A Hybrid Data-Driven and Mechanistic Model for Heat Transfer and Solidification in Continuous Casting
摘要
Continuous casting is a critical process in steel production, in which molten steel is solidified into cast products through continuous cooling. Solidification control significantly affects microstructural evolution, defect formation, and the mechanical performance of final products. To achieve such precise control, numerical analysis based on heat transfer and solidification models is widely used to calculate the temperature field in continuous casting. However, this approach struggles to strike a balance between computational accuracy and efficiency. In this study, molten steel flow and mold–shell interfacial heat transfer under various processes were investigated using numerical simulations. Based on simulation data, deep learning-based surrogate models were developed to predict molten steel velocity and interfacial heat flux. The surrogates were integrated into a finite-difference heat transfer and solidification model, forming a hybrid data-driven and mechanistic model for high-accuracy, real-time analysis of slab continuous casting.
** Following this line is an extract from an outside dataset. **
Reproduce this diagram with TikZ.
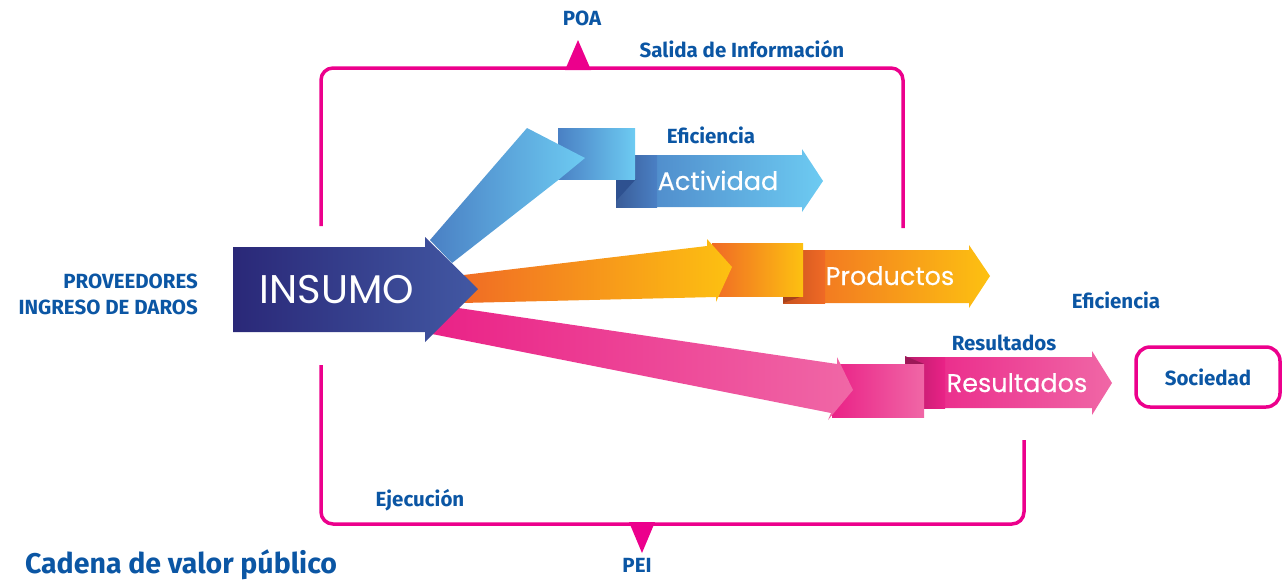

Experimental results showed that the proposed model reduced the absolute deviation of the surface temperature at the caster exit from 24 to 7 °C, with the relative error decreasing from 2.9 to 0.8 %. Compared with conventional models, the proposed model can more accurately describe the complex heat transfer behavior without introducing significant computational cost, demonstrating great potential for real-time monitoring and quality control in slab continuous casting.